- Published on
The worst project I ever worked on
- Authors
- Name
- James Brady
- @james_elicit
I was recently asked:
what's the worst project you ever worked on?
After a quick scan through my mental graveyard of half-finished, half-assed ideas too embarrassing for me to dignify with a link here, I settled upon my first job out of university.
The company
I was hired as a Software Engineer by IBM, to work out of their main UK development laboratory, Hursley Park, home of the mighty CICS, WebSphere MQ and MessageBroker products.
These are the gold standard in messaging and transaction processing backends that do the heavy-lifting behind the scenes of lots of Big Enterprise Systems.
The role
I was part of the WebSphere MQ build team. We were responsible for taking the big MQ codebase and compiling it on all the different supported platforms. Linux on several architectures, Windows, AIX, HP-UX, iSeries, zSeries, …
The main challenge of the role was reliably managing jobs in wildly heterogeneous environments and getting useful information back if something went wrong.
The team had originally used a bunch of cron-style jobs on each build machine, which – a couple of times a day – would pull the code, compile it, and make the results available on a network share.
The project
By the time I arrived, however, the cron jobs had been replaced by JEM: the Job Execution Manager.
JEM was a central server, communicating with agents on each build machine.
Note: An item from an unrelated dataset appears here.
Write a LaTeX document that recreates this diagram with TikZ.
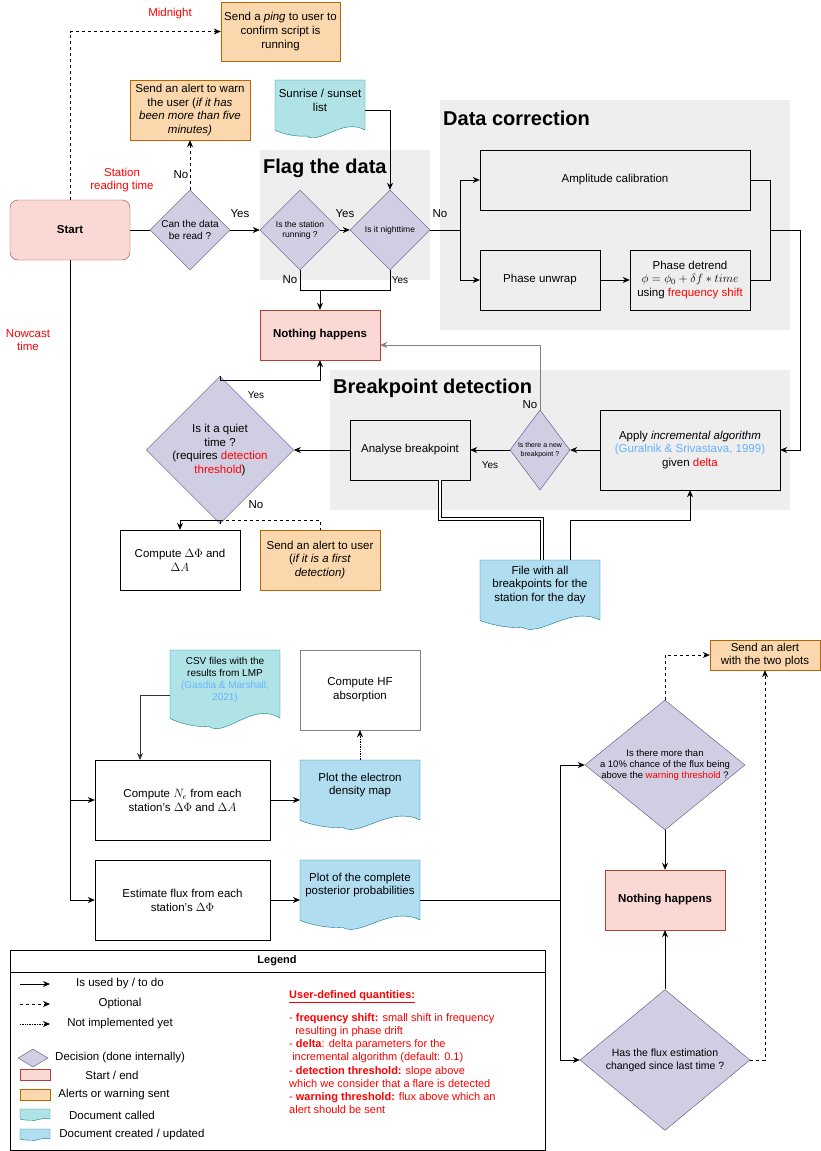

It meant that builds could be started on arbitrary machines, at arbitrary times, with arbitrary changesets; it also gated the jobs so that build machines didn't get swamped with several at once.
JEM was kind of A Big Deal and – if the scuttlebutt was to be believed – had launched the guy behind it onto a promotion hyper-fast track.
The problem
Despite JEM only being two or three years old at that point, it had already become something of a black box to everyone on the team, as the creators had moved on to other roles:
- "Turn if off and on again" was always the first (and normally only) strategy. There was no point trying to capture information about the broken state, because no one could take action on it anyway.
- We couldn't add support for new build architectures because the details of the communication protocol were only "documented" in the (poorly-written) code.
- The engineers were rightly clamouring for Continuous Integration, but changing the dynamics of JEM to support it was such an intimidating project we couldn't even begin to consider it.
Why is this the worst?
Every developer is familiar with Not Invented Here, and has probably been responsible for it at some point. I know I have!
But let's look at the requirements for JEM:
- jobs to be orchestrated from a central server
- reliable communication required between server and clients
- clients required on all the architectures MQ could run on
- build requests to be queued until client is available to process them
Does that remind you of anything?
How about WebSphere MQ?
A team of four people was required to administer and manage JEM, when the very thing it was building had been the perfect solution all along. It should have been self-hosting!
Summary
To roll your own solution when a suitable alternative already exists is a poor show, but understandable and very common.
Still rolling your own solution when the alternative is well-known to you and you can use it for free – and with effectively unlimited support from the world's top experts – is inexcusable.
Still rolling your own solution when the tangible output of your daily work is itself the perfect solution (which you can use for free, with unlimited support)… that's the worst project I ever worked on.